Take Control of Maintaining Your Mac cover

I’ve known a lot of people who treat Macs like appliances. They’ll buy one, plug it in, and expect it to work perfectly for 10 years or more without any significant upkeep. I understand why. Your refrigerator is like that, and your microwave oven, and your toaster. Sure, you’ll wipe them out (or knock out loose crumbs) from time to time, but other than that, they really require no maintenance—and your refrigerator will keep running even if it’s full of moldy food.

In my latest book, Maintaining Your Mac: A Joe On Tech Guide, I explain that Macs aren’t like that. They’re more like cars, which need periodic oil changes; new brakes, tires, belts, and hoses; and even the occasional tune-up. If you drove your car every day and never did any of those things, you wouldn’t expect it to last even a few years. Likewise, a handful of simple, inexpensive maintenance tasks, done regularly, can spell the difference between a Mac that keeps running efficiently for years and one that breaks down (or becomes too frustrating to use) long before its time.

You may have heard of numerous Mac utilities that promise to solve all your maintenance problems with a click or two. More often than not, the claim is that merely by deleting files and freeing up disk space, they will eliminate all your performance problems magically. In fact, that’s very rarely the case; there are good reasons for deleting unneeded files, but it’s not a magic bullet. As I’ve said repeatedly on this site, starting with a cool product and hoping it turns out to be useful is backwards.
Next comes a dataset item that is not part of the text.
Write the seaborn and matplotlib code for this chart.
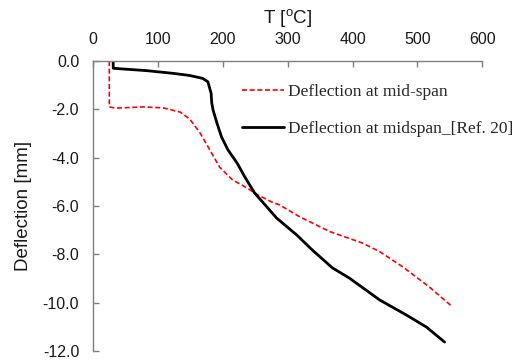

Instead, I recommend that you look at your problems or goals, and then figure out the best technology to address them. Sometimes that technology is an app, but most Mac maintenance can be done for free if you know what you’re doing (which you will, after reading my book!).

Maintaining Your Mac: A Joe On Tech Guide is available today in both ebook ($9.99) and paperback ($14.99) forms. If you already have my old book Take Control of Maintaining Your Mac (last updated in 2012), this is effectively a major new edition, and you should be hearing from Take Control soon about an upgrade path.

For those of you keeping score, this is the second Joe On Tech guide (the first was Backing Up Your Mac). Later this year, if everything goes according to plan, I’ll be releasing two more books (on troubleshooting and speeding up your Mac). All four of these initial titles are based on Take Control books I wrote previously. Because there wasn’t space in the Take Control publishing schedule to keep these much-loved books updated anymore, I’ve “adopted” them (with the publisher’s blessing). Every title is thoroughly updated, professionally edited, reviewed for technical accuracy, and given a new title (along with a cool new cover and interior design).

After these first four books, the plan is to create more Joe On Tech guides entirely from scratch. While some of them may be Mac-specific, I intend to broaden the scope of what I cover to include all sorts of technology topics. Meanwhile, I keep writing Take Control books too, and will continue doing so as long as it makes financial sense.

If you’re starting to get the idea that I do nothing but sit around all day writing books, well, that’s approximately correct (except that I’m just as likely to be standing to write, as I am now). Yes, it was less than two weeks ago that Take Control released Take Control of Keynote, but while that was in editing and production, I was also wrapping up this one. Since I’ve been working much more than full-time on these two books, I haven’t had much time to post here in the last month, but I have plenty of interesting material planned for the future.